Construction of elderly housing is a desire of all humans with hearts, minds and compassion. New construction of senior housing is underway at the Hastings Drive and Cloverhill Road intersection. I do not know the facts of this project but have concerns for the planned 50-some-foot-high complex to be developed on nearby Hendley Road.
The Wellington tract No. 25 is currently planned for this endeavor. These 7.3 acres contain one of the last stands of old growth hardwoods. Meanwhile across this busy street are more than 40 acres of cleared land that no one has developed in more than nine years.
To be realistic, multifloor buildings are cost-effective. But not in an area backing up to fairly expensive single-family homes; not to mention the "ugly" parking requirements and lights needed to "protect" everyone at night. Will it look like it fits into the neighborhood? I think not.

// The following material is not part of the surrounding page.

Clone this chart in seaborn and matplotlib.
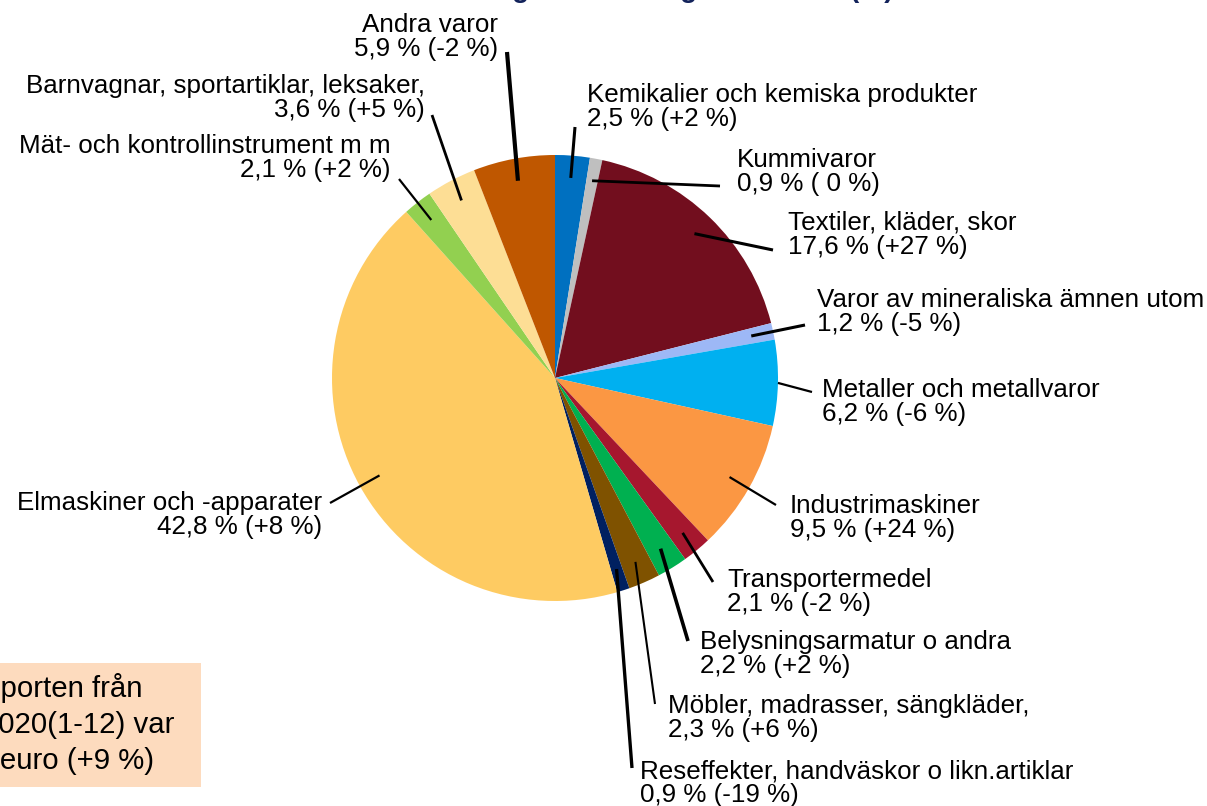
import matplotlib
matplotlib.use("Agg")
import matplotlib.pyplot as plt
from matplotlib.patches import Rectangle
import numpy as np
import seaborn as sns

# Import from China by commodity group, share of total and change vs previous year
categories = [
    "Kemikalier och kemiska produkter",
    "Kummivaror",
    "Textiler, kläder, skor",
    "Varor av mineraliska ämnen utom",
    "Metaller och metallvaror",
    "Industrimaskiner",
    "Transportermedel",
    "Belysningsarmatur o andra",
    "Möbler, madrasser, sängkläder,",
    "Reseffekter, handväskor o likn.artiklar",
    "Elmaskiner och -apparater",
    "Mät- och kontrollinstrument m m",
    "Barnvagnar, sportartiklar, leksaker,",
    "Andra varor",
]
shares = [2.5, 0.9, 17.6, 1.2, 6.2, 9.5, 2.1, 2.2, 2.3, 0.9, 42.8, 2.1, 3.6, 5.9]
changes = ["+2 %", " 0 %", "+27 %", "-5 %", "-6 %", "+24 %", "-2 %",
           "+2 %", "+6 %", "-19 %", "+8 %", "+2 %", "+5 %", "-2 %"]
colors = ["#0070C0", "#BFBFBF", "#720E1E", "#9DB8F6", "#00B0F0", "#FB9743",
          "#A6172E", "#00B050", "#7F5200", "#002060", "#FECB62", "#92D050",
          "#FDDE95", "#BF5700"]

title = "Kina: fördelning och ändring helår 2020 (%)"
box_lines = ["Importen från", "Kina 2020(1-12) var", "5,2 md euro (+9 %)"]

W, H = 1207, 806
CX, CY, R = 555, 378, 223

# label layout in pixels: anchor x, alignment, first baseline, leader end, leader start radius, line width
label_x = [587, 737, 788, 817, 822, 790, 727, 700, 668, 640, 322, 391, 425, 498]
label_ha = ["left"] * 10 + ["right"] * 4
label_base = [102, 167, 230, 307, 397, 513, 587, 649, 713, 778, 510, 153, 93, 32]
leader_end = [(575, 127), (720, 186), (773, 250), (805, 325), (812, 392),
              (776, 505), (713, 582), (688, 641), (655, 704), (632, 768),
              (330, 503), (399, 179), (432, 115), (507, 52)]
leader_r = [0.9, 0.9, 0.9, 0.9, 1.0, 0.9, 0.9, 0.9, 0.9, 0.9, 0.9, 0.9, 0.9, 0.9]
leader_lw = [2.2, 2.0, 2.2, 2.2, 1.6, 1.6, 2.0, 2.6, 1.5, 2.4, 1.6, 1.6, 2.0, 3.0]
LINE_GAP = 24

sns.set_theme(style="white")
plt.rcParams["font.family"] = ["Liberation Sans", "DejaVu Sans"]

fig = plt.figure(figsize=(W / 100, H / 100), dpi=100)
fig.patch.set_facecolor("white")
ax = fig.add_axes([(CX - R) / W, (H - CY - R) / H, 2 * R / W, 2 * R / H])

wedges, _ = ax.pie(shares, colors=sns.color_palette(colors), startangle=90,
                   counterclock=False, radius=1,
                   wedgeprops=dict(linewidth=0, antialiased=True))
ax.set_xlim(-1, 1)
ax.set_ylim(-1, 1)
ax.set_aspect("equal")
ax.axis("off")


def fig_xy(px, py):
    return px / W, 1 - py / H


to_data = ax.transData.inverted()
label_fs = 18.7

for i, w in enumerate(wedges):
    mid = np.deg2rad((w.theta1 + w.theta2) / 2)
    x0, y0 = leader_r[i] * np.cos(mid), leader_r[i] * np.sin(mid)
    ex, ey = leader_end[i]
    x1, y1 = to_data.transform((ex, H - ey))
    ax.plot([x0, x1], [y0, y1], color="black", lw=leader_lw[i],
            solid_capstyle="butt", clip_on=False, zorder=5)

    value = f"{shares[i]:.1f}".replace(".", ",") + f" % ({changes[i]})"
    b1 = label_base[i]
    for k, line in enumerate([categories[i], value]):
        fx, fy = fig_xy(label_x[i], b1 + k * LINE_GAP)
        fig.text(fx, fy, line, ha=label_ha[i], va="baseline",
                 fontsize=label_fs, color="black")

# title
fig.text(0.5, 1 + 3 / H, title, ha="center", va="baseline", fontsize=20.2,
         weight="bold", color="#13235B")

# summary box
bx0, by0 = fig_xy(-100, 787)
fig.patches.append(Rectangle((bx0, by0), 301 / W, 124 / H, transform=fig.transFigure,
                             facecolor="#FDDBBE", edgecolor="none", zorder=0))
box_right = [143, 174, 154]
box_base = [697, 733, 769]
for line, rx, by in zip(box_lines, box_right, box_base):
    fx, fy = fig_xy(rx, by)
    fig.text(fx, fy, line, ha="right", va="baseline", fontsize=21.2, color="black")

fig.savefig("out.png", dpi=100)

So, Eugene, I'm asking you to get involved as a City Council member because you were written up in The Washington Post as a member of the Elderly Housing Zoning Committee that "brought consensus out of chaos."

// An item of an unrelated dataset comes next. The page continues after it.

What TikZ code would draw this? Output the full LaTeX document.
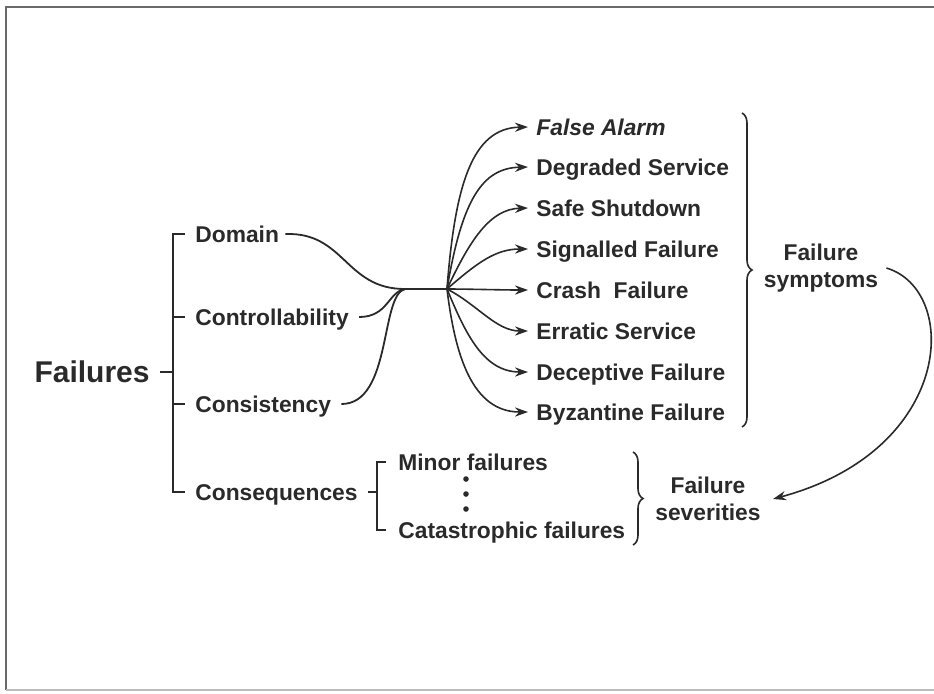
\documentclass[tikz,border=0pt]{standalone}
\usepackage{fontspec}
\setmainfont{Liberation Sans}
\usepackage{xcolor}
\definecolor{inkDark}{HTML}{2A2A2A}
\definecolor{frameGray}{HTML}{6A6A6A}
\usetikzlibrary{positioning,calc,arrows.meta,decorations.pathreplacing}
\tikzset{%
  itemText/.style={%
    font=\fontsize{11.4}{13.5}\selectfont\bfseries,
    text=inkDark,
    inner sep=2pt,
    text height=8pt,
    text depth=0pt,
    anchor=west
  },
  groupText/.style={%
    font=\fontsize{11.4}{13.5}\selectfont\bfseries,
    text=inkDark,
    align=center,
    inner sep=2pt
  },
  treeLine/.style={%
    line width=0.9pt,
    color=inkDark
  },
  fanArrow/.style={%
    -{Stealth[length=6.5pt,width=4.6pt]},
    line width=0.8pt,
    color=inkDark
  },
  braceLine/.style={%
    decorate,
    decoration={brace,amplitude=5pt},
    line width=0.8pt,
    color=inkDark
  }
}

\begin{document}
\begin{tikzpicture}[x=0.5pt,y=-0.5pt]
  \useasboundingbox (0,0) rectangle (934,693);
  % frame
  \draw[frameGray, line width=1pt] (934,7) -- (6,7) -- (6,690);
  \draw[frameGray!45, line width=0.8pt] (6,690) -- (934,690);

  % left tree
  \node[itemText, anchor=east, font=\fontsize{15}{18}\selectfont\bfseries, text height=10.7pt] (failures) at (154,372) {Failures};
  \node[itemText] (domain) at (191,234) {Domain};
  \node[itemText] (ctrl) at (191,317) {Controllability};
  \node[itemText] (consis) at (191,404) {Consistency};
  \node[itemText] (conseq) at (191,492) {Consequences};

  \coordinate (lbr) at (173,0);
  \draw[treeLine] ([xshift=-3pt]domain.west) -- (lbr |- domain.west) -- (lbr |- conseq.west) -- ([xshift=-3pt]conseq.west);
  \draw[treeLine] (lbr |- ctrl.west) -- ([xshift=-3pt]ctrl.west);
  \draw[treeLine] (lbr |- consis.west) -- ([xshift=-3pt]consis.west);
  \draw[treeLine] ([xshift=3pt]failures.east) -- (lbr |- failures.east);

  % consequences
  \node[itemText] (minor) at (394,462) {Minor failures};
  \node[itemText] (cata) at (394,530) {Catastrophic failures};
  \coordinate (cbr) at (377,0);
  \draw[treeLine] ([xshift=3pt]conseq.east) -- (cbr |- conseq.east);
  \draw[treeLine] ([xshift=-4pt]minor.west) -- (cbr |- minor.west) -- (cbr |- cata.west) -- ([xshift=-4pt]cata.west);
  \foreach \dy in {479,494,509}
    \fill[inkDark] (466,\dy) circle (1.4pt);
  \draw[braceLine] (633,452) -- (633,545);
  \node[groupText] (sev) at (708,499) {Failure\\severities};

  % hub
  \coordinate (hubL) at (405,289);
  \coordinate (hubR) at (447,289);
  \draw[treeLine] (hubL) -- (hubR);
  \draw[treeLine] ([xshift=1pt]domain.east) .. controls (345,232) and (345,289) .. (hubL);
  \draw[treeLine] ([xshift=3pt]ctrl.east) .. controls (388,317) and (388,292) .. (hubL);
  \draw[treeLine] ([xshift=3pt]consis.east) .. controls (392,404) and (380,295) .. (hubL);

  % symptoms
  \foreach \nm/\yy/\txt in {alarm/127/{\itshape False Alarm}, degraded/167/Degraded Service,
      safe/208/Safe Shutdown, signalled/249/Signalled Failure, crash/290/Crash~~Failure,
      erratic/331/Erratic Service, deceptive/372/Deceptive Failure, byzantine/412/Byzantine Failure}
    \node[itemText] (\nm) at (532,\yy) {\txt};

  \foreach \nm/\ax/\ay/\bx/\by in {alarm/455/185/472/128, degraded/462/200/482/168,
      safe/470/240/490/209, signalled/478/262/496/249, crash/470/289/500/290,
      erratic/478/305/496/331, deceptive/466/335/484/372, byzantine/455/355/472/412}
    \draw[fanArrow] (hubR) .. controls (\ax,\ay) and (\bx,\by) .. ([xshift=-2pt]\nm.west);

  \draw[braceLine] (742,113) -- (742,427);
  \node[groupText] (symp) at (821,268) {Failure\\symptoms};

  \draw[fanArrow] ([xshift=2pt]symp.east) .. controls (960,290) and (955,450) .. ([xshift=4pt]sev.east);
\end{tikzpicture}
\end{document}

If the project was relocated across the street, say, in sections 12 and/or 21, the trees would buffer the facilities, the seniors would have easier access to the shopping center and the parking areas would not be offensive. And best of all for the developers, the cleared land would provide a much cheaper start-up cost.
And for the citizens of Manassas, we also saved the woods for another day!
A Place to Cool Off
I feel you have failed most miserably in your responsibility to keep your readers informed regarding a change in policy that affects their health and safety.
On July 17, the Prince William County Department of Social Services opened the first cooling center, which allows county residents to escape the high heat, high humidity and air pollution.
It is my understanding that when an "urban heat advisory" is issued, the cooling center will be opened. There is also the possibility that the center will be operated during the night hours to allow county residents to sleep in comfort when the high heat levels do not allow a cool-down period before the next dawn.
The cooling center is located at 14730 Potomac Mills Rd., next to the parking garage for the county bus system.
During the winter months, the building serves as a warming center and homeless shelter so county residents will not freeze to death during a winter storm. Since the building stood vacant for about six months each year, the county officials have decided to open the building as a cooling center during the "urban heat advisory" periods.